Code that draws figures
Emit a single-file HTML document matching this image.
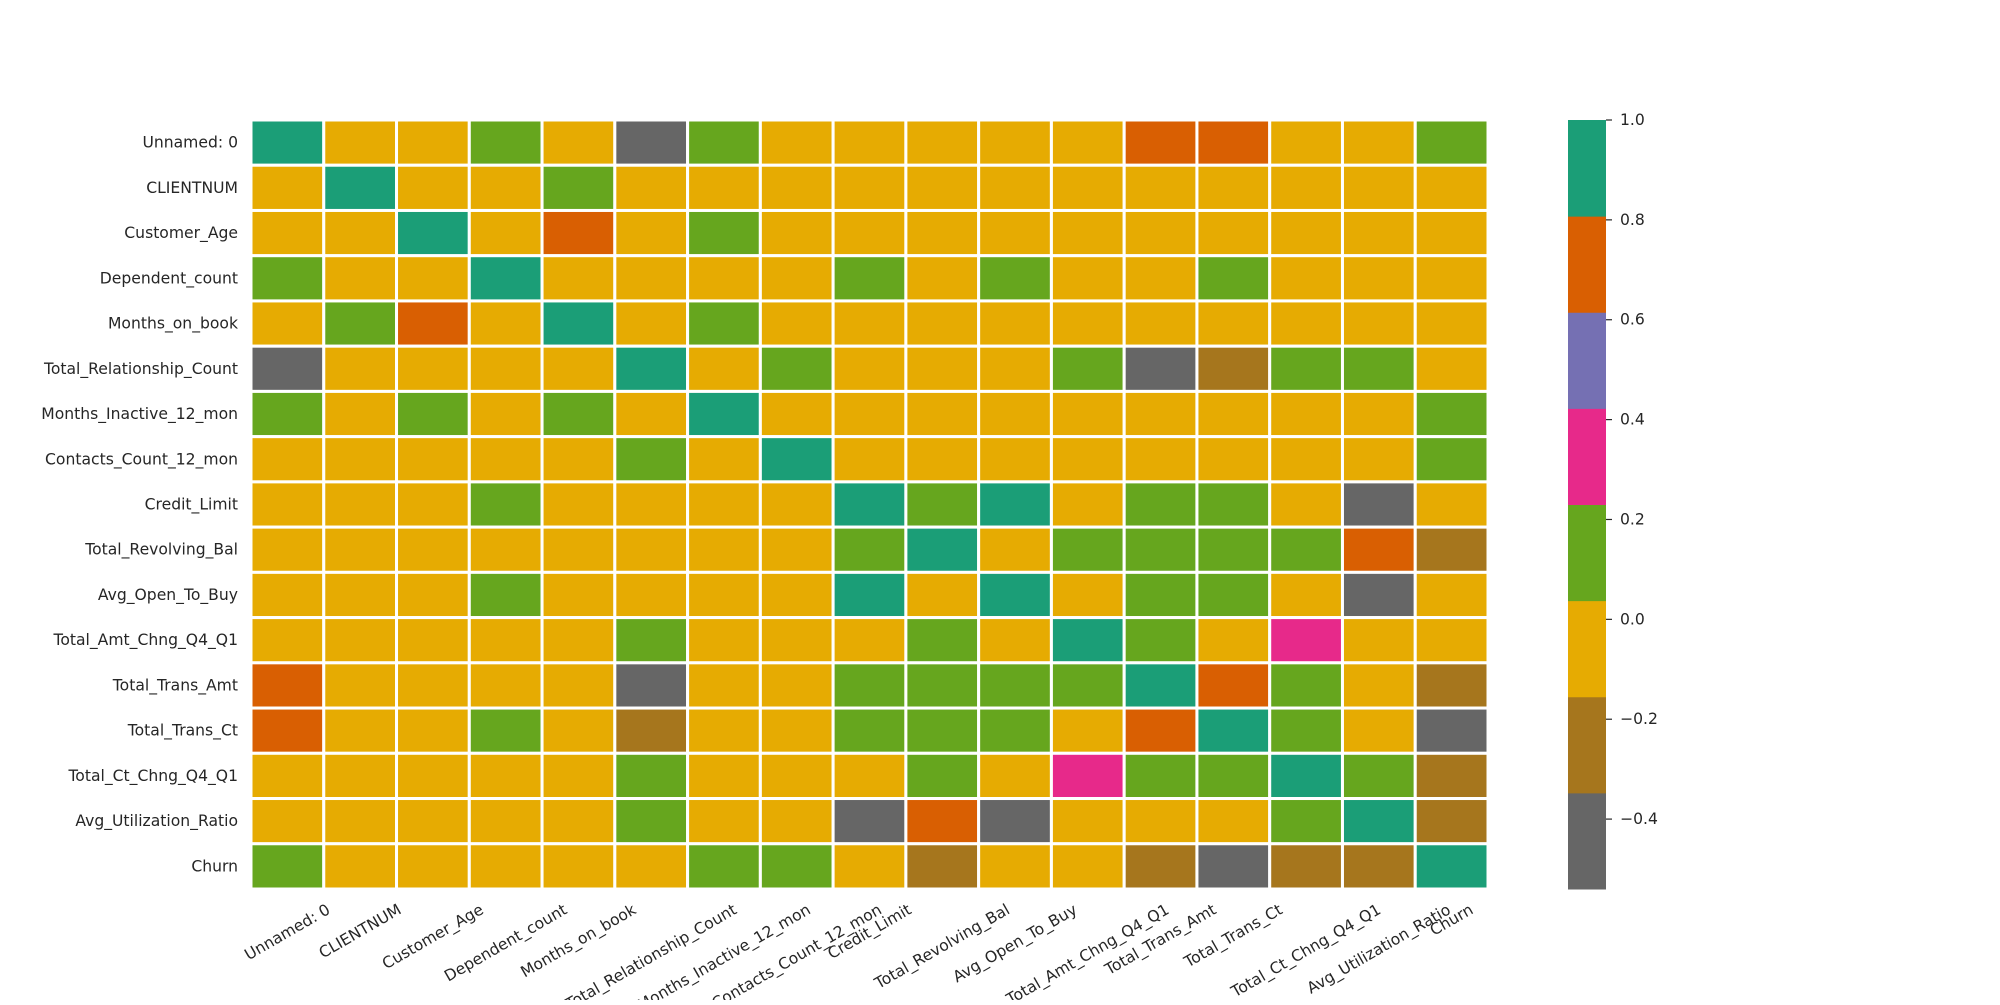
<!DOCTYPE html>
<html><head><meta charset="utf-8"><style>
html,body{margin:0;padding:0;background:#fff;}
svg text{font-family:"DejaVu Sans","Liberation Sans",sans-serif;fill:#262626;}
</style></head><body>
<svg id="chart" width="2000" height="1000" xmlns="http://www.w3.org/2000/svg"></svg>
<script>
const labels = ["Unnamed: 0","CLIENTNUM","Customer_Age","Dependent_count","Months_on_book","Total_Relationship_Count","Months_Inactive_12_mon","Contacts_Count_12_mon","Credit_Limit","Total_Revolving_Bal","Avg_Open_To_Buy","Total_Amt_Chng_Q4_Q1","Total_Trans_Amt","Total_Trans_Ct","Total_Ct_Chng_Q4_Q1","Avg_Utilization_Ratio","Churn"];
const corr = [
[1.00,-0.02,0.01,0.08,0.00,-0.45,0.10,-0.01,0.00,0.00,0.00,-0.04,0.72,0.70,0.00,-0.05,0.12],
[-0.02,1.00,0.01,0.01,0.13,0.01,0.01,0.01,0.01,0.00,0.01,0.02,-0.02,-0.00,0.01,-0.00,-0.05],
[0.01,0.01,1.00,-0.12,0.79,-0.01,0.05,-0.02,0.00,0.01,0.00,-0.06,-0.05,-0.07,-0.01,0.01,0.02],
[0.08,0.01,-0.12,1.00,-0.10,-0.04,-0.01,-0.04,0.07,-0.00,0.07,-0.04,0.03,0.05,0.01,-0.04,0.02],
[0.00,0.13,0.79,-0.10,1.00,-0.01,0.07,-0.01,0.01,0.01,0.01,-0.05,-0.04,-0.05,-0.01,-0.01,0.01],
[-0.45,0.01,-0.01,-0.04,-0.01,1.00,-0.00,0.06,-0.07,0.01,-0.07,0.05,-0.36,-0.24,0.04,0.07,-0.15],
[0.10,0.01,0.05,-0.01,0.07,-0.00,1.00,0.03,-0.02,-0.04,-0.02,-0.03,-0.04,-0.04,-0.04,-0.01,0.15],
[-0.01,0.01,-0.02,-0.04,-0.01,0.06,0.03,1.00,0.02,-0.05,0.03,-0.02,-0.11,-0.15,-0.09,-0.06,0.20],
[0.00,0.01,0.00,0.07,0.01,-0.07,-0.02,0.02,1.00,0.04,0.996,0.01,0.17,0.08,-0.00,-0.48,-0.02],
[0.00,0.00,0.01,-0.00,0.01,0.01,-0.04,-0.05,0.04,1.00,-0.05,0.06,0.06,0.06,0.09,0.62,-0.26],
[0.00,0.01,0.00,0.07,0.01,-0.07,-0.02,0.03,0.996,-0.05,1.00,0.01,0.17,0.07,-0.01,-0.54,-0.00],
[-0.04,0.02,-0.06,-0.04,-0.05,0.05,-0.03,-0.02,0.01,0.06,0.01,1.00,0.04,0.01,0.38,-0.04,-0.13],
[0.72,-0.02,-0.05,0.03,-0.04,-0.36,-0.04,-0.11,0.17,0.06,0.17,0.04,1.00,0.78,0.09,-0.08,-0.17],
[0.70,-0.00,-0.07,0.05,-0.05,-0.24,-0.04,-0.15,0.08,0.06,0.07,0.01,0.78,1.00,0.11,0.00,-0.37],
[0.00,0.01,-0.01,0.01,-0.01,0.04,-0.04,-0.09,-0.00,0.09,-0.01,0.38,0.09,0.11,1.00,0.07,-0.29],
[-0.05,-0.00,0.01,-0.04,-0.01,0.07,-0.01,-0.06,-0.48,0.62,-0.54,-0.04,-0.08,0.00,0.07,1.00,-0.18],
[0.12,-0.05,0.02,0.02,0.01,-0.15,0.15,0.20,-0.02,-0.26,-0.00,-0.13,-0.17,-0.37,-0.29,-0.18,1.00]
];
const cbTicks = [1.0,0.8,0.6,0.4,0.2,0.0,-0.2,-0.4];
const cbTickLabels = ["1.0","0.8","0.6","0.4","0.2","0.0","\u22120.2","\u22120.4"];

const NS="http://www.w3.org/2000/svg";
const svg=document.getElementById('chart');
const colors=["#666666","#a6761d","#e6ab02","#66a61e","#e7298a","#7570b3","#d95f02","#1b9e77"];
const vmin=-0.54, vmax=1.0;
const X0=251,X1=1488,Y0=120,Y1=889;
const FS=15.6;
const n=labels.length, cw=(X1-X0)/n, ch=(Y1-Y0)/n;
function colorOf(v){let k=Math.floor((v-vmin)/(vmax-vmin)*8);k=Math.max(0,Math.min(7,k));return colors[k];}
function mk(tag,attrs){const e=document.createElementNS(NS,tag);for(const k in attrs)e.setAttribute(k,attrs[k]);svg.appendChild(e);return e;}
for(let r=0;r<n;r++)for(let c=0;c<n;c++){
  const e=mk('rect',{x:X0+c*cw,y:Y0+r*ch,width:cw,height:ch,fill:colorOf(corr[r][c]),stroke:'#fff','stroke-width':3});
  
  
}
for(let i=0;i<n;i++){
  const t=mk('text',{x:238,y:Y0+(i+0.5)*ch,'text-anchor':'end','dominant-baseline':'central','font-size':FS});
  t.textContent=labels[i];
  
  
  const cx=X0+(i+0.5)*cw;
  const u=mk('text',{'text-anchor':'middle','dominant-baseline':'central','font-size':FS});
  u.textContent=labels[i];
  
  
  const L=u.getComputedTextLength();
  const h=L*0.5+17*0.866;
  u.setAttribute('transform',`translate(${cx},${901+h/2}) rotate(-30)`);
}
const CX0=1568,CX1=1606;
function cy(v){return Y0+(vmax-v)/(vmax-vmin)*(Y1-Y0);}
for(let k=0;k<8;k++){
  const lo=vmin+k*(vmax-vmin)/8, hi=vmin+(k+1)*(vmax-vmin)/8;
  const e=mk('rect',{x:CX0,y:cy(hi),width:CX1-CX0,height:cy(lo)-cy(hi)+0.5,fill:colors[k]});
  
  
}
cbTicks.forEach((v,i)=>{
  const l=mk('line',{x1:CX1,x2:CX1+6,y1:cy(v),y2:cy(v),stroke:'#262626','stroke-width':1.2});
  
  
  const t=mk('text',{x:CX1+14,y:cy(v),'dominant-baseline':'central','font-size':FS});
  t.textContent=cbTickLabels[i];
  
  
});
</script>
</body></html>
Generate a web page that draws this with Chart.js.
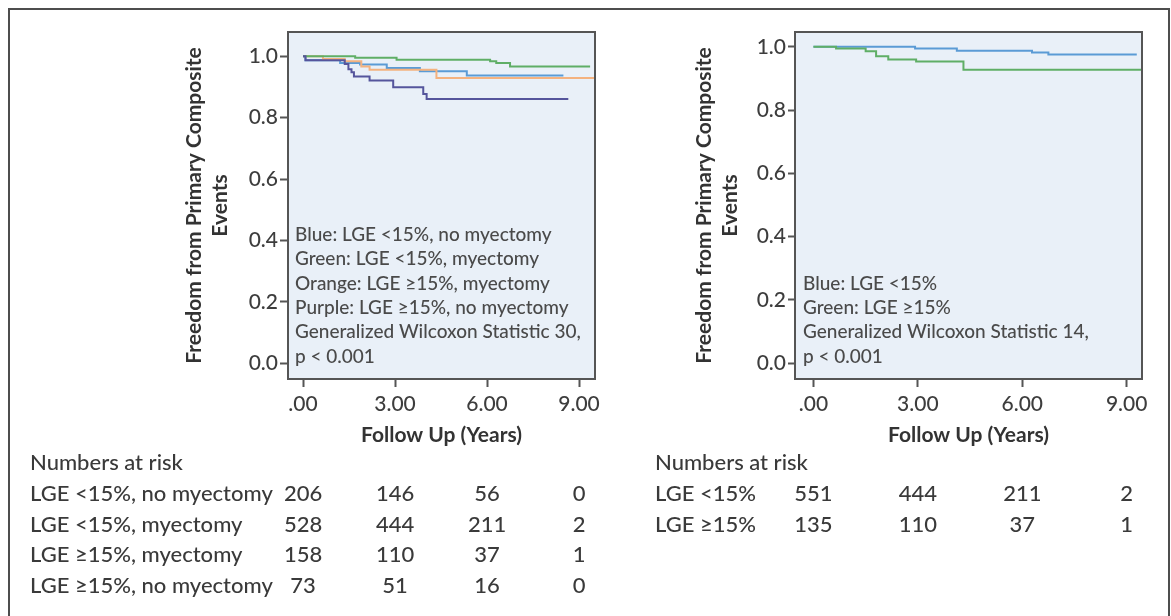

● Given problem:
From the material above, gather all lines that include the string "document" and copy them.

● Final answer:
Emit a single-file HTML document matching this image.
const svg=document.getElementById('chart');
function mk(tag,attrs){const e=document.createElementNS(NS,tag);for(const k in attrs)e.setAttribute(k,attrs[k]);svg.appendChild(e);return e;}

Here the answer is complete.